| Information provided |
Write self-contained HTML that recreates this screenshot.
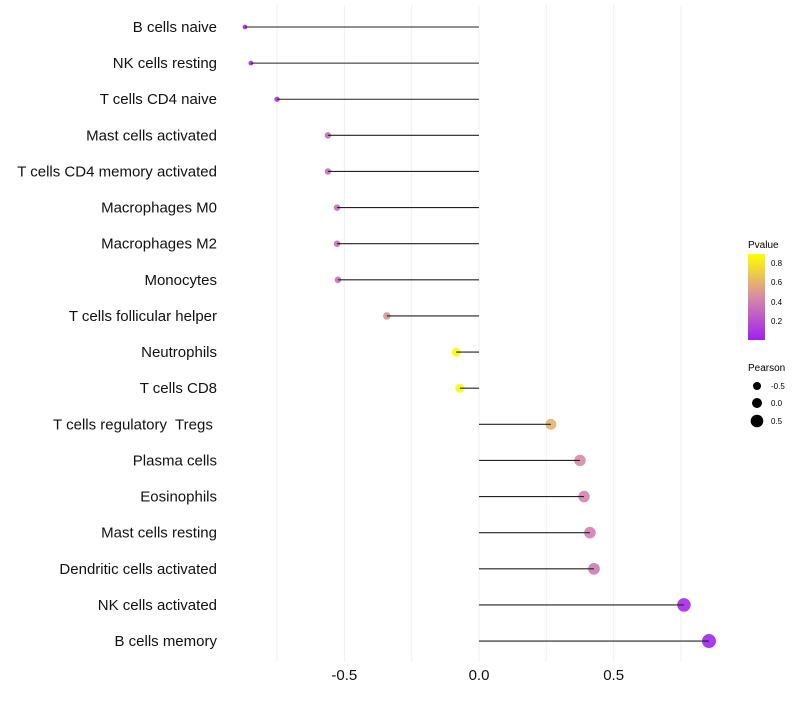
<!DOCTYPE html>
<html><head><meta charset="utf-8"><style>
body{margin:0;background:#fff;font-family:"Liberation Sans",sans-serif}
</style></head><body>
<svg id="c" width="800" height="700" xmlns="http://www.w3.org/2000/svg">
<defs><linearGradient id="pg" x1="0" y1="1" x2="0" y2="0">
<stop offset="0" stop-color="#A020F0"/><stop offset="0.5" stop-color="#D88AA8"/><stop offset="1" stop-color="#FFFF00"/></linearGradient></defs>
<g id="grid"></g><g id="marks"></g><g id="labels"></g><g id="ticks"></g>
<g>
<text x="748" y="248" font-size="10">Pvalue</text>
<rect x="748" y="254" width="17" height="86" fill="url(#pg)"/>
<text x="771" y="266" font-size="8">0.8</text>
<text x="771" y="285" font-size="8">0.6</text>
<text x="771" y="305" font-size="8">0.4</text>
<text x="771" y="324" font-size="8">0.2</text>
</g>
<g>
<text x="748" y="371" font-size="10">Pearson</text>
<circle cx="757" cy="386" r="4" fill="#000"/>
<text x="771" y="389" font-size="8">-0.5</text>
<circle cx="757" cy="403" r="5" fill="#000"/>
<text x="771" y="406" font-size="8">0.0</text>
<circle cx="757" cy="421" r="6.3" fill="#000"/>
<text x="771" y="424" font-size="8">0.5</text>
</g>
</svg>
<script>
const categories=["B cells naive","NK cells resting","T cells CD4 naive","Mast cells activated","T cells CD4 memory activated","Macrophages M0","Macrophages M2","Monocytes","T cells follicular helper","Neutrophils","T cells CD8","T cells regulatory  Tregs ","Plasma cells","Eosinophils","Mast cells resting","Dendritic cells activated","NK cells activated","B cells memory"];
const pearson=[-0.869,-0.847,-0.75,-0.561,-0.561,-0.527,-0.527,-0.524,-0.342,-0.085,-0.071,0.267,0.375,0.39,0.412,0.427,0.761,0.854];
const pvalues=[0.03,0.04,0.08,0.3,0.3,0.32,0.32,0.33,0.5,0.88,0.88,0.6,0.45,0.42,0.4,0.38,0.04,0.02];
const xTicks=[-0.5,0,0.5];
const xTickLabels=["-0.5","0.0","0.5"];
const gridVals=[-0.75,-0.5,-0.25,0,0.25,0.5,0.75];
const NS="http://www.w3.org/2000/svg";
const X=v=>479+v*269.3;
const Y=i=>27+i*36.12;
function mk(t,a,p){const e=document.createElementNS(NS,t);for(const k in a)e.setAttribute(k,a[k]);document.getElementById(p).appendChild(e);return e;}
function hex(h){return [1,3,5].map(i=>parseInt(h.substr(i,2),16));}
const stops=[[0,hex("#A020F0")],[0.45,hex("#D88AA8")],[0.9,hex("#FFFF00")]];
function col(p){p=Math.max(0,Math.min(0.9,p));for(let i=0;i<stops.length-1;i++){const a=stops[i],b=stops[i+1];if(p<=b[0]){const t=(p-a[0])/(b[0]-a[0]);return "rgb("+a[1].map((c,j)=>Math.round(c+(b[1][j]-c)*t)).join(",")+")";}}}
gridVals.forEach(v=>{const l=mk("line",{x1:X(v),x2:X(v),y1:5,y2:662,stroke:"#f0f0f0","stroke-width":1},"grid");

});
categories.forEach((c,i)=>{
const t=mk("text",{x:217,y:Y(i)+5,"text-anchor":"end","font-size":15,fill:"#111",style:"white-space:pre"},"labels");t.textContent=c;


const r=Math.max(1.8,4.7+2.7*pearson[i]);
const d=mk("circle",{cx:X(pearson[i]),cy:Y(i),r:r,fill:col(pvalues[i]),opacity:0.9},"marks");


const l=mk("line",{x1:X(0),x2:X(pearson[i]),y1:Y(i),y2:Y(i),stroke:"#222","stroke-width":1.1},"marks");


});
xTicks.forEach((v,i)=>{const t=mk("text",{x:X(v),y:680,"text-anchor":"middle","font-size":15,fill:"#111"},"ticks");t.textContent=xTickLabels[i];

});
</script>
</body></html>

| Required task |
Retype the data above exactly; pictures are not part of the copy.

| Exercise response |
Write self-contained HTML that recreates this screenshot.
<!DOCTYPE html>
<html><head><meta charset="utf-8"><style>
body{margin:0;background:#fff;font-family:"Liberation Sans",sans-serif}
</style></head><body>
<svg id="c" width="800" height="700" xmlns="http://www.w3.org/2000/svg">
<defs><linearGradient id="pg" x1="0" y1="1" x2="0" y2="0">
<stop offset="0" stop-color="#A020F0"/><stop offset="0.5" stop-color="#D88AA8"/><stop offset="1" stop-color="#FFFF00"/></linearGradient></defs>
<g id="grid"></g><g id="marks"></g><g id="labels"></g><g id="ticks"></g>
<g>
<text x="748" y="248" font-size="10">Pvalue</text>
<rect x="748" y="254" width="17" height="86" fill="url(#pg)"/>
<text x="771" y="266" font-size="8">0.8</text>
<text x="771" y="285" font-size="8">0.6</text>
<text x="771" y="305" font-size="8">0.4</text>
<text x="771" y="324" font-size="8">0.2</text>
</g>
<g>
<text x="748" y="371" font-size="10">Pearson</text>
<circle cx="757" cy="386" r="4" fill="#000"/>
<text x="771" y="389" font-size="8">-0.5</text>
<circle cx="757" cy="403" r="5" fill="#000"/>
<text x="771" y="406" font-size="8">0.0</text>
<circle cx="757" cy="421" r="6.3" fill="#000"/>
<text x="771" y="424" font-size="8">0.5</text>
</g>
</svg>
<script>
const categories=["B cells naive","NK cells resting","T cells CD4 naive","Mast cells activated","T cells CD4 memory activated","Macrophages M0","Macrophages M2","Monocytes","T cells follicular helper","Neutrophils","T cells CD8","T cells regulatory  Tregs ","Plasma cells","Eosinophils","Mast cells resting","Dendritic cells activated","NK cells activated","B cells memory"];
const pearson=[-0.869,-0.847,-0.75,-0.561,-0.561,-0.527,-0.527,-0.524,-0.342,-0.085,-0.071,0.267,0.375,0.39,0.412,0.427,0.761,0.854];
const pvalues=[0.03,0.04,0.08,0.3,0.3,0.32,0.32,0.33,0.5,0.88,0.88,0.6,0.45,0.42,0.4,0.38,0.04,0.02];
const xTicks=[-0.5,0,0.5];
const xTickLabels=["-0.5","0.0","0.5"];
const gridVals=[-0.75,-0.5,-0.25,0,0.25,0.5,0.75];
const NS="http://www.w3.org/2000/svg";
const X=v=>479+v*269.3;
const Y=i=>27+i*36.12;
function mk(t,a,p){const e=document.createElementNS(NS,t);for(const k in a)e.setAttribute(k,a[k]);document.getElementById(p).appendChild(e);return e;}
function hex(h){return [1,3,5].map(i=>parseInt(h.substr(i,2),16));}
const stops=[[0,hex("#A020F0")],[0.45,hex("#D88AA8")],[0.9,hex("#FFFF00")]];
function col(p){p=Math.max(0,Math.min(0.9,p));for(let i=0;i<stops.length-1;i++){const a=stops[i],b=stops[i+1];if(p<=b[0]){const t=(p-a[0])/(b[0]-a[0]);return "rgb("+a[1].map((c,j)=>Math.round(c+(b[1][j]-c)*t)).join(",")+")";}}}
gridVals.forEach(v=>{const l=mk("line",{x1:X(v),x2:X(v),y1:5,y2:662,stroke:"#f0f0f0","stroke-width":1},"grid");

});
categories.forEach((c,i)=>{
const t=mk("text",{x:217,y:Y(i)+5,"text-anchor":"end","font-size":15,fill:"#111",style:"white-space:pre"},"labels");t.textContent=c;


const r=Math.max(1.8,4.7+2.7*pearson[i]);
const d=mk("circle",{cx:X(pearson[i]),cy:Y(i),r:r,fill:col(pvalues[i]),opacity:0.9},"marks");


const l=mk("line",{x1:X(0),x2:X(pearson[i]),y1:Y(i),y2:Y(i),stroke:"#222","stroke-width":1.1},"marks");


});
xTicks.forEach((v,i)=>{const t=mk("text",{x:X(v),y:680,"text-anchor":"middle","font-size":15,fill:"#111"},"ticks");t.textContent=xTickLabels[i];

});
</script>
</body></html>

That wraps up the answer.